Although Robert Irwin is considered the master of Light and Space and I have greatly admired his work over the decades, I do not feel his painting-cum-disappearing installation topped Wheeler or Turrell. Irwin’s piece begins with a subtle red on red hard-edge painting of brick-red horizontal lines on a brick-red background. Next is a curved canvas filled with tiny dots.  Next is a quintessential Irwin work, an acrylic disk that has on it? behind it? in front of it? a clean dark band. Irwin’s command of clear acrylic and carefully lighted spaces keep the viewer from being certain where a form resides, if it is painted, or it is a sly vision hovering in space. Irwin wraps up his magic with a trapezoidal space covered floor to ceiling by a scrim of translucent fabric.
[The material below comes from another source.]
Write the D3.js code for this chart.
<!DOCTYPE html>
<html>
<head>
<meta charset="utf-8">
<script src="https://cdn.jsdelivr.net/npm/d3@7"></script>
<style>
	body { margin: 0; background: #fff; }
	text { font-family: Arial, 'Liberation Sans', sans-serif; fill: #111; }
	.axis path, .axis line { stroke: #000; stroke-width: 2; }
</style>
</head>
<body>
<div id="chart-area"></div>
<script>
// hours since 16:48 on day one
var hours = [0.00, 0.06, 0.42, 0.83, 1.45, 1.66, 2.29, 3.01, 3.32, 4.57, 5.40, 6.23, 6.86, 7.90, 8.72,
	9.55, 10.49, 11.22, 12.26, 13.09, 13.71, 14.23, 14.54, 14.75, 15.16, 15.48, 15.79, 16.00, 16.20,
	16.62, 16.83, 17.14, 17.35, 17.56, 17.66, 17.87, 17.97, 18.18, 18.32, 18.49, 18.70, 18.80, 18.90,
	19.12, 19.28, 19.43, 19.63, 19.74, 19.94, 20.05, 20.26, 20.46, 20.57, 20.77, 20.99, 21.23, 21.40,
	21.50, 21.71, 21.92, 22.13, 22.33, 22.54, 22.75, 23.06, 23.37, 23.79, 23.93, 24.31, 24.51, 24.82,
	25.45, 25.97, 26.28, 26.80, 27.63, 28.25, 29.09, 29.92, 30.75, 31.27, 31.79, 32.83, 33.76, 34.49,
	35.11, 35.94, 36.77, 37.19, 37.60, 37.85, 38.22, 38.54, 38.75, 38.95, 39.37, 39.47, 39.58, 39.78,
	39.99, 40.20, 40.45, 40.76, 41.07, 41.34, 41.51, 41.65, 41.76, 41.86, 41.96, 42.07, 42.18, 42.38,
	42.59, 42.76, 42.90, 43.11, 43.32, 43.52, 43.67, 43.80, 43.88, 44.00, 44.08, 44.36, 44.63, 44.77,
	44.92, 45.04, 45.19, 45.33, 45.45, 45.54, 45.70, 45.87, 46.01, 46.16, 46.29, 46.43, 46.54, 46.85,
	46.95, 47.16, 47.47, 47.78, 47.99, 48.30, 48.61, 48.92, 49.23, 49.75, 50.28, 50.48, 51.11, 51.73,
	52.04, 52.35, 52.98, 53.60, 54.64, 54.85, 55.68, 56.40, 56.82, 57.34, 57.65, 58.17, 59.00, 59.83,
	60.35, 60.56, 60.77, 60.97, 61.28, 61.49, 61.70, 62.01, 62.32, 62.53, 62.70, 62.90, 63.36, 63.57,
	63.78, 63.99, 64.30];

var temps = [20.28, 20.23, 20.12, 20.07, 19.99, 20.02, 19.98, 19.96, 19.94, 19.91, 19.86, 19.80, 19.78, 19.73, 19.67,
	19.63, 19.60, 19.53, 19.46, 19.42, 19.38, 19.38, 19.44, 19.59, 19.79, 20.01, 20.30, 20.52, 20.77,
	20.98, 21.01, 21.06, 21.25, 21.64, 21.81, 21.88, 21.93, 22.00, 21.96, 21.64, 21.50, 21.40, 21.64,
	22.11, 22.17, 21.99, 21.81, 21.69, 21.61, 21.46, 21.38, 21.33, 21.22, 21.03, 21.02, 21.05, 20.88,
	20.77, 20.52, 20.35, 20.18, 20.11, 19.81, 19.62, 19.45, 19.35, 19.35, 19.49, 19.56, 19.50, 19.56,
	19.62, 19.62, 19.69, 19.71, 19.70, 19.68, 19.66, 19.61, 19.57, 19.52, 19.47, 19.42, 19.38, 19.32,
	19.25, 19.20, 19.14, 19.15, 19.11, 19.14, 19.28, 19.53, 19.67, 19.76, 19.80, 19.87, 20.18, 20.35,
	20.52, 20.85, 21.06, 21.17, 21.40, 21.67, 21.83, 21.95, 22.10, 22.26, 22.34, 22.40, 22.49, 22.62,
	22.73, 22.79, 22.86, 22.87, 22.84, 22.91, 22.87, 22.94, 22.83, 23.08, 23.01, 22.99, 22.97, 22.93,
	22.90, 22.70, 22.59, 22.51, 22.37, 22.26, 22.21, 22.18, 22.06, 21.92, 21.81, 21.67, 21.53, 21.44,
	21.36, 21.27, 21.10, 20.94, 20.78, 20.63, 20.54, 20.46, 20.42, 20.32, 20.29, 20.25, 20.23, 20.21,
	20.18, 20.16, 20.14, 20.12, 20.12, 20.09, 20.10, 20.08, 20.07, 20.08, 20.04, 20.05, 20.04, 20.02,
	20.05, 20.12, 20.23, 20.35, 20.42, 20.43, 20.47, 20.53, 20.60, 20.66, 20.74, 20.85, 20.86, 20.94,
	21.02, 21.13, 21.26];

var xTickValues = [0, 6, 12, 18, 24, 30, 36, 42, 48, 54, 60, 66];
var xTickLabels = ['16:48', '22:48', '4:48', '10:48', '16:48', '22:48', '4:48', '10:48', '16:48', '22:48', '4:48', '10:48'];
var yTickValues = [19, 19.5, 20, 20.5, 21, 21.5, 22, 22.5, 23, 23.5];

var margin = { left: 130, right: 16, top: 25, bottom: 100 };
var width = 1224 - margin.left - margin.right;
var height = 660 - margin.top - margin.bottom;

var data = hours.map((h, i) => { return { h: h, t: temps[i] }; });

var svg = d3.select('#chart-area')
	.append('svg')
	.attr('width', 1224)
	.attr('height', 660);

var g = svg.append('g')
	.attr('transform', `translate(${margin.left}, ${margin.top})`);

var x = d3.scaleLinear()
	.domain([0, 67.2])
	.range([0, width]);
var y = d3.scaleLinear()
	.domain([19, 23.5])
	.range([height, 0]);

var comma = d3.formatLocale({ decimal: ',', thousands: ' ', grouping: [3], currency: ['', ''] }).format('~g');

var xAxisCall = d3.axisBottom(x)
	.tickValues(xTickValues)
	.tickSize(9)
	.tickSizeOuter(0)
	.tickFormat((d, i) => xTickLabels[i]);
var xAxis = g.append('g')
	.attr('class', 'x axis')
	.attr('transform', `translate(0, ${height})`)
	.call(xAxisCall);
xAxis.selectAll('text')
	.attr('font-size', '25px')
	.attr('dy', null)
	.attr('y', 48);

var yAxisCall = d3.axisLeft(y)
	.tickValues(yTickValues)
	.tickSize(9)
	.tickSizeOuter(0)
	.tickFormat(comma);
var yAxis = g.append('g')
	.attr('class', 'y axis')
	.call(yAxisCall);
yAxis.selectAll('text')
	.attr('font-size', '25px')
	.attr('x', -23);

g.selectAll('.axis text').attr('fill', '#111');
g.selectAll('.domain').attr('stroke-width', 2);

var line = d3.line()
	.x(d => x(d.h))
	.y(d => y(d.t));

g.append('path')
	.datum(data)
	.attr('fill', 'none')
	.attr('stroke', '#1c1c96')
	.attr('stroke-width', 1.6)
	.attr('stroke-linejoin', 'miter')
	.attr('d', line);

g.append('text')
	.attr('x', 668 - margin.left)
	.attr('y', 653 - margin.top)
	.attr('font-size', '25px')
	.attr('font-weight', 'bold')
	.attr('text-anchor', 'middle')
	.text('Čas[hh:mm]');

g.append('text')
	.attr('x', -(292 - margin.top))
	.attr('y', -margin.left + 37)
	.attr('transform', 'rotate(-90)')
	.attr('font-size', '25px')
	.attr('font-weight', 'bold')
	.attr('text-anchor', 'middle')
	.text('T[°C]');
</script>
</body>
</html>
Not to miss, “Ed Kienholz Before LACMA Works from 1957 – 1964″ at LA Louver, in collaboration with Maurice Tuchman, senior curator emeritus of 20th Century Art, LACMA.  The 1966 Kienholz exhibition at LACMA was the first show devoted to a Los Angeles artist and condemned by the County Board of Supervisors for its supposed pornographic and indecent content, There was intense media coverage and public outcry which kept the exhibition open and led to record-breaking crowds, similar to the situation in Cincinnati in 1990 over the Robert Mapplethorp “Perfect Moment” exhibition. Tuchman gives us meaningful early work that beautifully enriches the understanding of Kennholz.  Moving away from oil painting by the late 50s, Kienholz created The Little Eagle Rock Incident, 1958, his first painted construction using a taxidermied deer head. In 1959, Kienholz made his first free-standing work: Mother Sterling. Comprised of a dressmaker’s dummy, the bottom third was converted into a wire cage that held altered fragments of dolls, covered in resinous drips where resin retains for Kienholz the feel of gestural painting elements. “Before LACMA” is L.A. Louver’s contribution to the Getty Foundation’s “Pacific Standard Time” art initiative. His work is represented in several other PST venues, including “Crosscurrents in L.A. Painting and Sculpture,1950-1970” which after closing at the Getty in February 2012, travels from March 15 to June 10, 2012 to the Martin-Gropius-Bau, Berlin, Germany.

1Getty Center press release.

2Museum of Contemporary Art San Diego press release.

Cynthia M. Kukla is an artist and professor of art currently living in Illinois.  She also writes about art.

6 Responses

  1. Professor Kukla has always been a solid talent in the heartland of America, but also a light from nations around the world. Her work is pure, intelligent and insightful. While I live in the western US, I find her insights and work to be beyond the west coast glitche and reflective of both an academic and a creative talent. Bravo!

  2. Great article and recapped for me our art tour–starting from the Getty, with Bill Wheelock, and ranging over LA and southwards to the museum in La Jolla.

  3. What a great source of information! I had no idea Judy Chicago worked with industrial materials, or that John Chamberlain is a Chicago artist. And there are at least ten artists names I am going to research further, especially Mary Course.
    Thank you for opening up the California art scene to me.